The dance is a testament to memory skills. There are hundreds of those calls to learn, in seemingly endless combinations.

To make things even trickier, Clasper said, before the 1970s, the names of the calls meant different things to different people.

“Most people know the call ‘do-si-do’,” he said. “There were 27 different defined actions for do-si-do depending on where you were in the country.”

Get those people together on the dance floor and it would probably be a mess. So an organization called Callerlab was established, holding its first convention in 1974 to define square-dance calls.

And they still meet each year. This year’s convention is happening in Mesa, and they kicked it off with, what else? A square dance.

Dancers know the calls now. People from around and outside the country dance together on the same floor. Clasper said what they talk about now is how to pass the mic to new callers. He said the average age of Callerlab members is around 65.

“The hurdle we’ve had to get people over is the perception that square dancing is this hick thing from the movies. The hay bales and that kind of thing,” he said.

Sure, you’ll find a lot of square dances set to country music. But Clasper said if that genre’s not your thing, no problem.

“The thing that you need to dance is a regular beat, roughly 125 beats per minute. But beyond that, it could be anything,” Clasper said.

Even something like the pop hit, "Blurred Lines."

“When I first started, I heard square dance and I’m like, I don’t know …” said 16-year-old Courtney Sewell. “But now that I’m into it it’s so much more fun.”

She was at the convention dressed up in a poofy blue skirt adorned with foxes wearing waistcoats and monocles. She’s been calling dances for two years.

“A friend of my mother’s got us into it,” she said.

So Sewell went along, a little reluctantly, that first time. Now she calls, and mom and dad dance.
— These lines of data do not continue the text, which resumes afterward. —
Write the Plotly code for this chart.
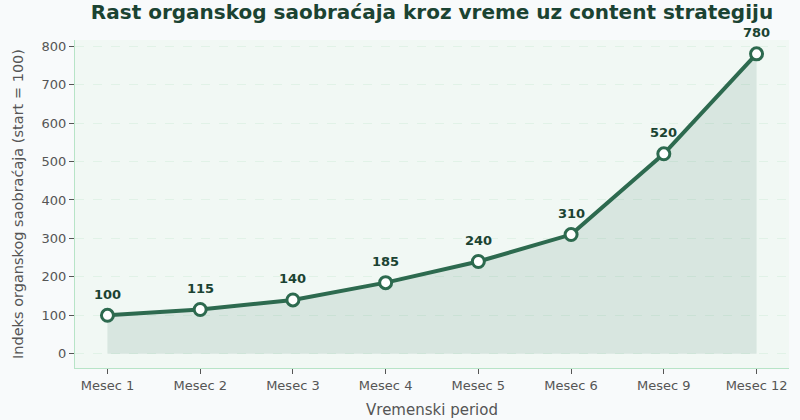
import plotly.graph_objects as go

months = ["Mesec 1", "Mesec 2", "Mesec 3", "Mesec 4", "Mesec 5", "Mesec 6", "Mesec 9", "Mesec 12"]
traffic_index = [100, 115, 140, 185, 240, 310, 520, 780]
y_ticks = [0, 100, 200, 300, 400, 500, 600, 700, 800]

title_text = "Rast organskog saobraćaja kroz vreme uz content strategiju"
x_title = "Vremenski period"
y_title = "Indeks organskog saobraćaja (start = 100)"

LINE = "#2d6a4f"
DARK = "#1b4332"
FONT = "DejaVu Sans"

fig = go.Figure()
fig.add_trace(go.Scatter(
    x=months, y=traffic_index, mode="lines", fill="tozeroy",
    fillcolor="rgba(45,106,79,0.12)",
    line=dict(color="rgba(116,198,157,0.25)", width=1.5),
    hoverinfo="skip", showlegend=False,
))
fig.add_trace(go.Scatter(
    x=months, y=traffic_index, mode="lines+markers",
    line=dict(color=LINE, width=4),
    marker=dict(size=12, color="white", line=dict(color=LINE, width=3)),
    showlegend=False, cliponaxis=False,
))
for m, v in zip(months, traffic_index):
    fig.add_annotation(x=m, y=v, text="<b>%d</b>" % v, showarrow=False,
                       yshift=21, font=dict(family=FONT, size=13, color=DARK))

fig.update_layout(
    width=800, height=420,
    margin=dict(l=75, r=11, t=40, b=52),
    paper_bgcolor="#f8fafb",
    plot_bgcolor="#f1f8f4",
    font=dict(family=FONT, color="#555555"),
    title=dict(text="<b>" + title_text + "</b>", x=0.5, xref="paper", xanchor="center",
               y=1 - 12 / 420, yref="container", yanchor="middle",
               font=dict(family=FONT, size=20, color=DARK)),
)
fig.update_xaxes(
    type="category", categoryorder="array", categoryarray=months,
    range=[-0.35, 7.35], showgrid=False, zeroline=False, automargin=False,
    showline=True, linecolor="#b7e4c7", linewidth=1.2,
    ticks="outside", ticklen=5, tickcolor="#555555",
    tickfont=dict(family=FONT, size=13, color="#555555"),
    title=dict(text=x_title, font=dict(family=FONT, size=15, color="#555555"), standoff=12),
)
fig.update_yaxes(
    range=[-37, 816], tickvals=y_ticks, zeroline=False, automargin=False,
    showgrid=True, gridcolor="rgba(183,228,199,0.28)", griddash="dash", gridwidth=0.8,
    showline=True, linecolor="#b7e4c7", linewidth=1.2,
    ticks="outside", ticklen=5, tickcolor="#555555",
    tickfont=dict(family=FONT, size=13, color="#555555"),
    title=dict(text=y_title, font=dict(family=FONT, size=14.5, color="#555555"), standoff=14),
)

fig.write_html(
    "out.html",
    config={"displayModeBar": False},
    post_script="document.body.style.margin='0';document.body.style.overflow='hidden';document.body.style.background='#f8fafb';",
)
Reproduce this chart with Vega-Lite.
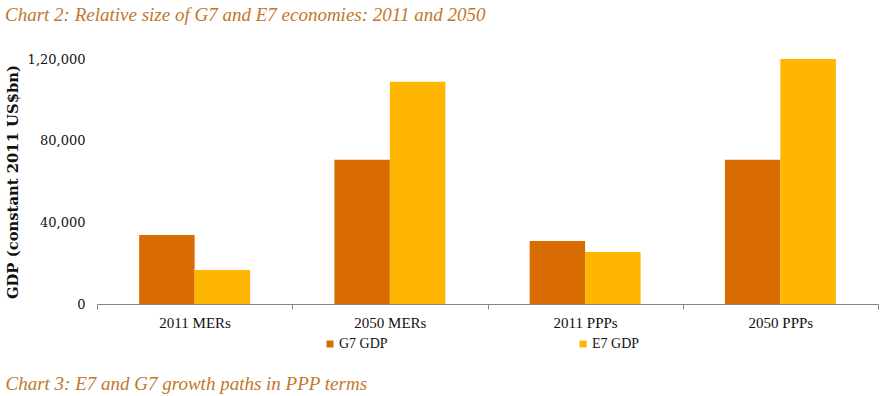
{
  "$schema": "https://vega.github.io/schema/vega-lite/v6.json",
  "width": 781,
  "height": 245,
  "autosize": {"type": "none"},
  "padding": {"left": 97, "top": 59, "right": 7, "bottom": 92},
  "background": "white",
  "title": {
    "text": "Chart 2: Relative size of G7 and E7 economies: 2011 and 2050",
    "anchor": "start",
    "frame": "group",
    "dx": -92,
    "font": "Liberation Serif",
    "fontStyle": "italic",
    "fontWeight": "normal",
    "fontSize": 19,
    "color": "#C2772C",
    "offset": 28
  },
  "data": {
    "values": [
      {"category": "2011 MERs", "series": "G7 GDP", "gdp": 33800},
      {"category": "2011 MERs", "series": "E7 GDP", "gdp": 16600},
      {"category": "2050 MERs", "series": "G7 GDP", "gdp": 70600},
      {"category": "2050 MERs", "series": "E7 GDP", "gdp": 108800},
      {"category": "2011 PPPs", "series": "G7 GDP", "gdp": 30800},
      {"category": "2011 PPPs", "series": "E7 GDP", "gdp": 25500},
      {"category": "2050 PPPs", "series": "G7 GDP", "gdp": 70600},
      {"category": "2050 PPPs", "series": "E7 GDP", "gdp": 120000}
    ]
  },
  "mark": {"type": "bar"},
  "encoding": {
    "x": {
      "field": "category",
      "type": "nominal",
      "sort": null,
      "scale": {"paddingInner": 0, "paddingOuter": 0},
      "axis": {
        "title": "Chart 3: E7 and G7 growth paths in PPP terms",
        "titleFont": "Liberation Serif",
        "titleFontStyle": "italic",
        "titleFontWeight": "normal",
        "titleFontSize": 19,
        "titleColor": "#C2772C",
        "titleAnchor": "start",
        "titleAlign": "left",
        "titleBaseline": "middle",
        "titleX": -92,
        "titleY": 79,
        "labelAngle": 0,
        "labelFont": "Liberation Serif",
        "labelFontSize": 15,
        "labelColor": "#111111",
        "labelPadding": 6,
        "tickBand": "extent",
        "tickSize": 5,
        "tickColor": "#868686",
        "domainColor": "#868686",
        "grid": false
      }
    },
    "xOffset": {
      "field": "series",
      "type": "nominal",
      "sort": ["G7 GDP", "E7 GDP"],
      "scale": {"paddingInner": 0, "paddingOuter": 0.76}
    },
    "y": {
      "field": "gdp",
      "type": "quantitative",
      "scale": {"domain": [0, 120000], "nice": false},
      "axis": {
        "title": "GDP (constant 2011 US$bn)",
        "titleFont": "DejaVu Serif",
        "titleFontWeight": "bold",
        "titleFontSize": 14.8,
        "titleColor": "#111111",
        "titlePadding": 7,
        "values": [0, 40000, 80000, 120000],
        "labelExpr": "datum.value == 120000 ? '1,20,000' : format(datum.value, ',')",
        "labelFont": "DejaVu Serif",
        "labelFontSize": 13,
        "labelColor": "#111111",
        "labelPadding": 12,
        "domain": false,
        "ticks": false,
        "grid": false
      }
    },
    "color": {
      "field": "series",
      "type": "nominal",
      "sort": ["G7 GDP", "E7 GDP"],
      "scale": {"domain": ["G7 GDP", "E7 GDP"], "range": ["#D96C00", "#FFB600"]},
      "legend": {
        "title": null,
        "orient": "none",
        "legendX": 226,
        "legendY": 278,
        "direction": "horizontal",
        "columns": 2,
        "columnPadding": 188,
        "symbolType": "square",
        "symbolSize": 49,
        "symbolStrokeWidth": 0,
        "symbolOffset": 0,
        "labelOffset": 2,
        "labelFont": "Liberation Serif",
        "labelFontSize": 14,
        "labelColor": "#111111"
      }
    }
  },
  "config": {"view": {"stroke": null}}
}
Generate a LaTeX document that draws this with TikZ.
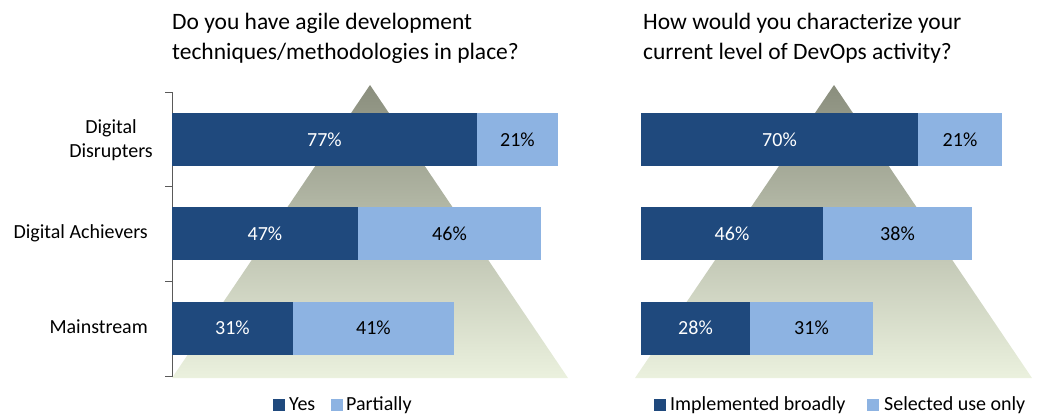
\documentclass[tikz,border=0pt]{standalone}
\usepackage{fontspec}
\setmainfont{Carlito}
\definecolor{darkbar}{RGB}{31,73,125}
\definecolor{lightbar}{RGB}{141,179,226}
\definecolor{tritop}{RGB}{138,142,125}
\definecolor{tribot}{RGB}{235,241,222}
\definecolor{axisgray}{RGB}{90,90,90}
\tikzset{
  seg/.style={anchor=west, minimum height=53pt, inner sep=0pt, outer sep=0pt, font=\fontsize{20}{24}\selectfont},
  segdark/.style={seg, fill=darkbar, text=white},
  seglight/.style={seg, fill=lightbar, text=black},
  catlabel/.style={anchor=base east, align=center, inner sep=0pt, font=\fontsize{20}{24}\selectfont},
  title/.style={anchor=base west, align=left, inner sep=0pt, font=\fontsize{23.5}{30}\selectfont},
  legtext/.style={anchor=base west, inner sep=0pt, font=\fontsize{20}{24}\selectfont},
  legbox/.style={minimum width=12pt, minimum height=12pt, inner sep=0pt, anchor=south west},
}
\begin{document}
\begin{tikzpicture}[x=1pt,y=-1pt]
\useasboundingbox (0,0) rectangle (1039,416);
% pyramids
\shade[top color=tritop, bottom color=tribot] (370,85) -- (568,378) -- (172,378) -- cycle;
\shade[top color=tritop, bottom color=tribot] (834,85) -- (1032,378) -- (635,378) -- cycle;
% axis
\draw[axisgray, line width=0.8pt] (165,92) -- (172,92) -- (172,376) -- (165,376);
\foreach \yy in {186,281} \draw[axisgray, line width=0.8pt] (165,\yy) -- (172,\yy);
% titles (anchor = baseline of last line)
\node[title] (t1) at (172,59) {Do you have agile development\\techniques/methodologies in place?};
\node[title] (t2) at (643,59) {How would you characterize your\\current level of DevOps activity?};
% category labels
\node[catlabel] (c1) at (153,157) {Digital\\Disrupters};
\node[catlabel] (c2) at (148,238) {Digital Achievers};
\node[catlabel] (c3) at (148,333) {Mainstream};
% left bars
\node[segdark, minimum width=305pt] (ld1) at (172,139.5) {77\%};
\node[seglight, minimum width=81pt] (ll1) at (ld1.east) {21\%};
\node[segdark, minimum width=186pt] (ld2) at (172,233.5) {47\%};
\node[seglight, minimum width=183pt] (ll2) at (ld2.east) {46\%};
\node[segdark, minimum width=121pt] (ld3) at (172,328) {31\%};
\node[seglight, minimum width=161pt] (ll3) at (ld3.east) {41\%};
% right bars
\node[segdark, minimum width=277pt] (rd1) at (641,139.5) {70\%};
\node[seglight, minimum width=84pt] (rl1) at (rd1.east) {21\%};
\node[segdark, minimum width=182pt] (rd2) at (641,233.5) {46\%};
\node[seglight, minimum width=149pt] (rl2) at (rd2.east) {38\%};
\node[segdark, minimum width=109pt] (rd3) at (641,328) {28\%};
\node[seglight, minimum width=123pt] (rl3) at (rd3.east) {31\%};
% legends
\node[legbox, fill=darkbar] (lb1) at (273,411) {};
\node[legtext] (lt1) at (289,410) {Yes};
\node[legbox, fill=lightbar] (lb2) at (331,411) {};
\node[legtext] (lt2) at (346,410) {Partially};
\node[legbox, fill=darkbar] (rb1) at (654,411) {};
\node[legtext] (rt1) at (670,410) {Implemented broadly};
\node[legbox, fill=lightbar] (rb2) at (867,411) {};
\node[legtext] (rt2) at (884,410) {Selected use only};
\end{tikzpicture}
\end{document}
“It’s also fun because when I started I realized I’m telling my parents what to do," she laughed.

And she realized, hey, maybe this hobby isn’t so … square.

“And then I progressed even further once I figured out that there are songs that I knew, just me personally from my time listening to the radio,” Sewell explained.

Now, Sewell said, she has her classic standards and her pop go-tos. And even some Disney hits.

“I have 'Colors of the Wind' from 'Pocahontas' over here,” she said.

And Sewell's really hoping someone will create a caller version of "24K Magic" by Bruno Mars.

But you don’t have to be a 16-year-old to call to a new tune, as evidenced by a few seasoned callers at the convention singing "One Call Away"a Billboard hit from 2015.

EDITOR'S NOTE: This story has been updated.